On a reconnu, dans Paris, que les mémoires de madame de Maintenon sont autant d’impostures, et que ses lettres, qui sont véritablement d’elle, ne contiennent pas beaucoup d’anecdotes intéressantes. Je suis persuadé qu’un esprit comme le vôtre s’amusera peu de tous ces détails inutiles.
La prise de Port-Mahon et les nouveaux traités occupent l’Europe davantage. Un homme de l’Académie des sciences, à Paris, nommé l’abbé de Gua (2), a voulu la faire trembler. Il a prédit un tremblement de terre pour le 9 de ce mois ; je me flatte qu’il n’aura pas été prophète.
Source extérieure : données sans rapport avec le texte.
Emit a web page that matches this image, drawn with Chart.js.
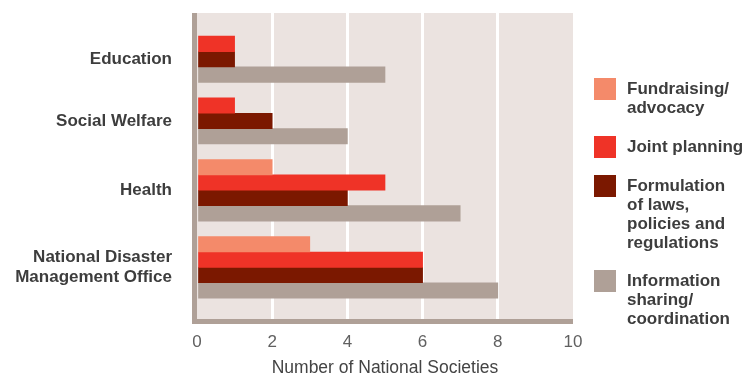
<!DOCTYPE html>
<html>
<head>
<meta charset="utf-8">
<script src="https://cdn.jsdelivr.net/npm/chart.js@4/dist/chart.umd.min.js"></script>
<style>
  html, body { margin: 0; padding: 0; background: #ffffff; }
  #wrap { position: relative; width: 753px; height: 383px; }
  #chart { position: absolute; left: 0; top: 0; }
  #legend {
    position: absolute; left: 594px; top: 79px;
    font-family: 'Liberation Sans', Arial, Helvetica, sans-serif;
    font-weight: bold; font-size: 17px; line-height: 19px; color: #3d3d3d;
  }
  .item { position: relative; padding-left: 33px; margin-bottom: 20px; white-space: nowrap; }
  .item.tight { margin-bottom: 19px; }
  .swatch { position: absolute; left: 0; top: -1.5px; width: 22px; height: 22px; }
</style>
</head>
<body>
<div id="wrap">
  <canvas id="chart" width="753" height="383"></canvas>
  <div id="legend"></div>
</div>
<script>
// Sectors the National Societies work with
const categories = ['Education', 'Social Welfare', 'Health', ['National Disaster', 'Management Office']];

// Type of cooperation (legend lines as printed)
const seriesNames = [
  ['Fundraising/', 'advocacy'],
  ['Joint planning'],
  ['Formulation', 'of laws,', 'policies and', 'regulations'],
  ['Information', 'sharing/', 'coordination']
];
const seriesColors = ['#f48a6a', '#ef3327', '#7b1800', '#afa097'];

// Number of National Societies per sector and type
const fundraising   = [0, 0, 2, 3];
const jointPlanning = [1, 1, 5, 6];
const formulation   = [1, 2, 4, 6];
const infoSharing   = [5, 4, 7, 8];
const seriesValues = [fundraising, jointPlanning, formulation, infoSharing];

// X axis ticks
const xTicks = [0, 2, 4, 6, 8, 10];

const FONT = "'Liberation Sans', Arial, Helvetica, sans-serif";

// Groups are packed: only bars with a value take a slot, with one slot gap between sectors
const TOP_PAD = 1.5, GAP = 1.0, BOTTOM_PAD = 1.35;
const counts = categories.map((_, i) => seriesValues.filter(s => s[i] > 0).length);
const centers = [];
let cursor = TOP_PAD;
counts.forEach(n => { centers.push(cursor + n / 2); cursor += n + GAP; });
const yMax = cursor - GAP + BOTTOM_PAD;

const datasets = seriesValues.map((vals, s) => ({
  label: seriesNames[s].join(' ').replace(/\/ /g, '/'),
  data: vals.map((v, i) => ({ x: v > 0 ? v : null, y: centers[i] })),
  backgroundColor: seriesColors[s],
  borderWidth: 0
}));

// Plot background and the thick axis lines on the left and bottom
const frame = {
  id: 'frame',
  beforeDraw(chart) {
    const { ctx, chartArea: a } = chart;
    ctx.save();
    ctx.fillStyle = '#ebe3e0';
    ctx.fillRect(a.left, a.top, a.right - a.left, a.bottom - a.top);
    ctx.restore();
  },
  afterDatasetsDraw(chart) {
    const { ctx, chartArea: a } = chart;
    ctx.save();
    ctx.fillStyle = '#afa097';
    ctx.fillRect(a.left - 5, a.top, 5, a.bottom - a.top + 5);
    ctx.fillRect(a.left - 5, a.bottom, a.right - a.left + 5, 5);
    ctx.restore();
  }
};

const chart = new Chart(document.getElementById('chart'), {
  type: 'bar',
  data: { datasets },
  options: {
    indexAxis: 'y',
    responsive: false,
    animation: false,
    layout: { padding: { left: 0, right: 180, top: 13, bottom: 0 } },
    datasets: { bar: { skipNull: true, barThickness: 15.4, grouped: true } },
    plugins: { legend: { display: false }, tooltip: { enabled: false } },
    scales: {
      x: {
        type: 'linear', min: 0, max: 10,
        afterBuildTicks(scale) { scale.ticks = xTicks.map(v => ({ value: v })); },
        afterFit(scale) { scale.height = 64; },
        grid: {
          color: ctx => (ctx.tick && (ctx.tick.value === 0 || ctx.tick.value === 10)) ? 'rgba(0,0,0,0)' : '#ffffff',
          lineWidth: 3, drawTicks: false
        },
        border: { display: false },
        ticks: { padding: 13, color: '#606060', font: { family: FONT, size: 17 } },
        title: {
          display: true, text: 'Number of National Societies', color: '#444444',
          font: { family: FONT, size: 17.5 }, padding: { top: 0, bottom: 4 }
        }
      },
      y: {
        type: 'linear', reverse: true, min: 0, max: yMax, offset: false,
        afterBuildTicks(scale) { scale.ticks = centers.map(v => ({ value: v })); },
        afterFit(scale) {
          scale.width = 197;
          scale.paddingTop = 0;
          scale.paddingBottom = 0;
        },
        grid: { display: false, drawTicks: false },
        border: { display: false },
        ticks: {
          padding: 25, color: '#3d3d3d', autoSkip: false,
          font: { family: FONT, size: 17, weight: 'bold' },
          callback(value) {
            const i = centers.findIndex(c => Math.abs(c - value) < 1e-6);
            return i >= 0 ? categories[i] : '';
          }
        }
      }
    }
  },
  plugins: [frame]
});

// Legend built from the datasets
const legend = document.getElementById('legend');
chart.data.datasets.forEach((ds, s) => {
  const item = document.createElement('div');
  item.className = 'item' + (s === 2 ? ' tight' : '');
  const sw = document.createElement('span');
  sw.className = 'swatch';
  sw.style.background = ds.backgroundColor;
  item.appendChild(sw);
  seriesNames[s].forEach((line, k) => {
    if (k > 0) item.appendChild(document.createElement('br'));
    item.appendChild(document.createTextNode(line));
  });
  legend.appendChild(item);
});
</script>
</body>
</html>
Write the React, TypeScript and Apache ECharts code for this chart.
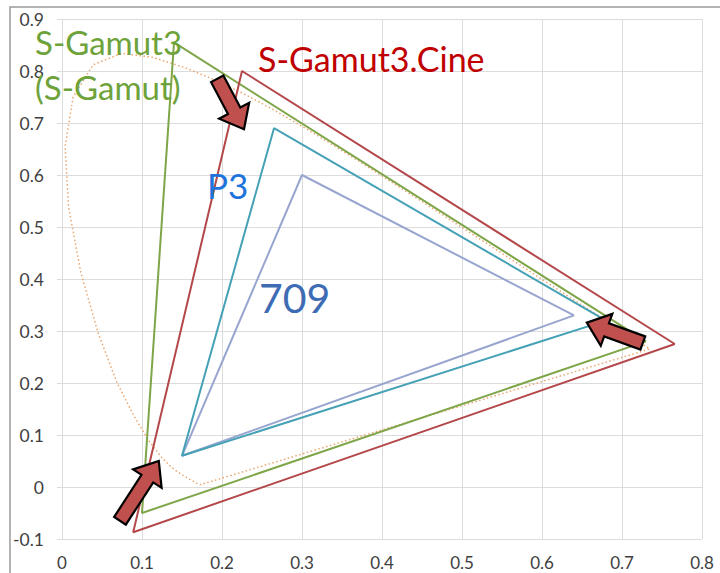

Ce fameux Tronchin qui a été à Paris inoculer nos princes et guérir tant de personnes, est chez moi actuellement avec une de mes nièces, qu’il a tirée des portes de la mort. J’aurais bien voulu qu’il eût été à Gotha dans ses voyages : c’est véritablement un grand homme ; mais je suis encore plus incurable qu’il n’est habile. Il faut se soumettre à sa destinée. La mienne, madame, est d’être dévoué à votre altesse sérénissime et à toute votre auguste famille, avec le plus profond respect et le plus tendre attachement.